» **Aim of the task**:
Take the material below and retype it in full; pictures are left out.

» **Data provided**:
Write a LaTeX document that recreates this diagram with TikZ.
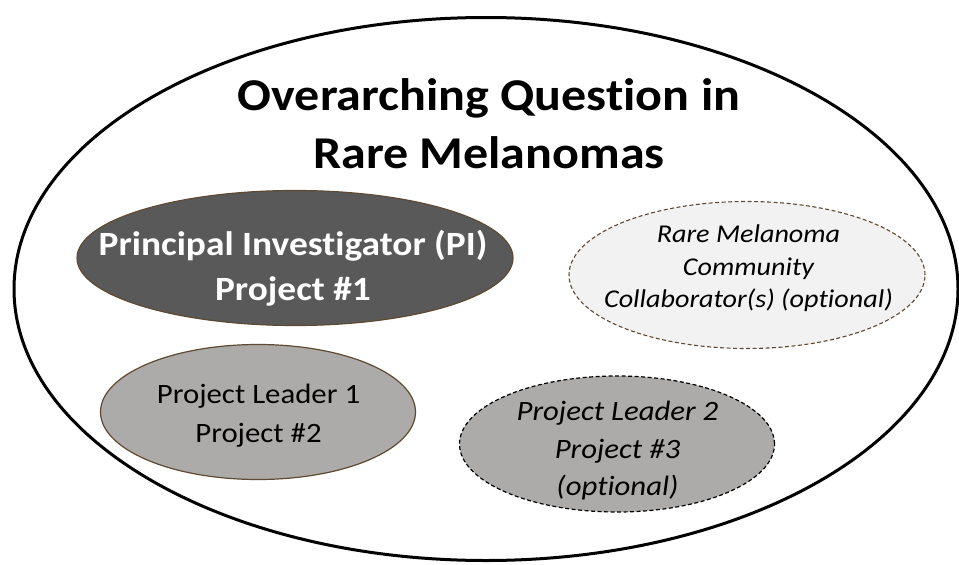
\documentclass[tikz,border=0pt]{standalone}
\usepackage{fontspec}
\setmainfont{Carlito}[FakeStretch=1.1, Ligatures=NoCommon]
\usetikzlibrary{shapes.geometric}
\definecolor{pidark}{HTML}{595959}
\definecolor{plgray}{HTML}{ADAAAA}
\definecolor{collabfill}{HTML}{F2F2F2}
\definecolor{brownline}{HTML}{5E4A33}
\tikzset{
  bub/.style={ellipse, inner sep=0pt},
  pibub/.style={bub, fill=pidark, draw=brownline, line width=1.2pt},
  plonebub/.style={bub, fill=plgray, draw=brownline, line width=1.2pt},
  pltwobub/.style={bub, fill=plgray, draw=black, line width=1.2pt, dash pattern=on 4pt off 2.5pt},
  collabbub/.style={bub, fill=collabfill, draw=brownline, line width=1.1pt, dash pattern=on 4pt off 2.5pt},
  ln/.style={anchor=base, inner sep=0pt},
  titletxt/.style={ln, font=\fontsize{45.5}{50}\selectfont\bfseries},
  pitxt/.style={ln, text=white, font=\fontsize{34}{38}\selectfont\bfseries},
  plonetxt/.style={ln, font=\fontsize{28}{32}\selectfont},
  pltwotxt/.style={ln, font=\fontsize{28}{32}\selectfont\itshape},
  collabtxt/.style={ln, font=\fontsize{25.6}{30}\selectfont\itshape},
}
\begin{document}
\begin{tikzpicture}[x=1pt,y=-1pt]
\useasboundingbox (0,0) rectangle (959,565);
\node[ellipse, draw=black, line width=3pt, minimum width=944pt, minimum height=543pt] (outer) at (486,289) {};
\node[titletxt] (title1) at (489,110) {Overarching Question in};
\node[titletxt] (title2) at (489,168) {Rare Melanomas};
\node[pibub, minimum width=436pt, minimum height=135pt] (pi) at (295,258) {};
\node[pitxt] (pi1) at (293,255) {Principal Investigator (PI)};
\node[pitxt] (pi2) at (293,300) {Project \#1};
\node[collabbub, minimum width=356pt, minimum height=147pt] (collab) at (747,275) {};
\node[collabtxt] (collab1) at (748.5,242) {Rare Melanoma};
\node[collabtxt] (collab2) at (748.5,275) {Community};
\node[collabtxt] (collab3) at (748.5,307) {Collaborator(s) (optional)};
\node[plonebub, minimum width=315pt, minimum height=135pt] (plone) at (258,412) {};
\node[plonetxt] (plone1) at (258.5,403) {Project Leader 1};
\node[plonetxt] (plone2) at (258.5,442) {Project \#2};
\node[pltwobub, minimum width=315pt, minimum height=136pt] (pltwo) at (617,444) {};
\node[pltwotxt] (pltwo1) at (617.5,420) {Project Leader 2};
\node[pltwotxt] (pltwo2) at (617.5,458) {Project \#3};
\node[pltwotxt] (pltwo3) at (617.5,495) {(optional)};
\end{tikzpicture}
\end{document}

» **Final answer**:
Write a LaTeX document that recreates this diagram with TikZ.
\documentclass[tikz,border=0pt]{standalone}
\usepackage{fontspec}
\setmainfont{Carlito}[FakeStretch=1.1, Ligatures=NoCommon]
\usetikzlibrary{shapes.geometric}
\definecolor{pidark}{HTML}{595959}
\definecolor{plgray}{HTML}{ADAAAA}
\definecolor{collabfill}{HTML}{F2F2F2}
\definecolor{brownline}{HTML}{5E4A33}
\tikzset{
  bub/.style={ellipse, inner sep=0pt},
  pibub/.style={bub, fill=pidark, draw=brownline, line width=1.2pt},
  plonebub/.style={bub, fill=plgray, draw=brownline, line width=1.2pt},
  pltwobub/.style={bub, fill=plgray, draw=black, line width=1.2pt, dash pattern=on 4pt off 2.5pt},
  collabbub/.style={bub, fill=collabfill, draw=brownline, line width=1.1pt, dash pattern=on 4pt off 2.5pt},
  ln/.style={anchor=base, inner sep=0pt},
  titletxt/.style={ln, font=\fontsize{45.5}{50}\selectfont\bfseries},
  pitxt/.style={ln, text=white, font=\fontsize{34}{38}\selectfont\bfseries},
  plonetxt/.style={ln, font=\fontsize{28}{32}\selectfont},
  pltwotxt/.style={ln, font=\fontsize{28}{32}\selectfont\itshape},
  collabtxt/.style={ln, font=\fontsize{25.6}{30}\selectfont\itshape},
}
\begin{document}
\begin{tikzpicture}[x=1pt,y=-1pt]
\useasboundingbox (0,0) rectangle (959,565);
\node[ellipse, draw=black, line width=3pt, minimum width=944pt, minimum height=543pt] (outer) at (486,289) {};
\node[titletxt] (title1) at (489,110) {Overarching Question in};
\node[titletxt] (title2) at (489,168) {Rare Melanomas};
\node[pibub, minimum width=436pt, minimum height=135pt] (pi) at (295,258) {};
\node[pitxt] (pi1) at (293,255) {Principal Investigator (PI)};
\node[pitxt] (pi2) at (293,300) {Project \#1};
\node[collabbub, minimum width=356pt, minimum height=147pt] (collab) at (747,275) {};
\node[collabtxt] (collab1) at (748.5,242) {Rare Melanoma};
\node[collabtxt] (collab2) at (748.5,275) {Community};
\node[collabtxt] (collab3) at (748.5,307) {Collaborator(s) (optional)};
\node[plonebub, minimum width=315pt, minimum height=135pt] (plone) at (258,412) {};
\node[plonetxt] (plone1) at (258.5,403) {Project Leader 1};
\node[plonetxt] (plone2) at (258.5,442) {Project \#2};
\node[pltwobub, minimum width=315pt, minimum height=136pt] (pltwo) at (617,444) {};
\node[pltwotxt] (pltwo1) at (617.5,420) {Project Leader 2};
\node[pltwotxt] (pltwo2) at (617.5,458) {Project \#3};
\node[pltwotxt] (pltwo3) at (617.5,495) {(optional)};
\end{tikzpicture}
\end{document}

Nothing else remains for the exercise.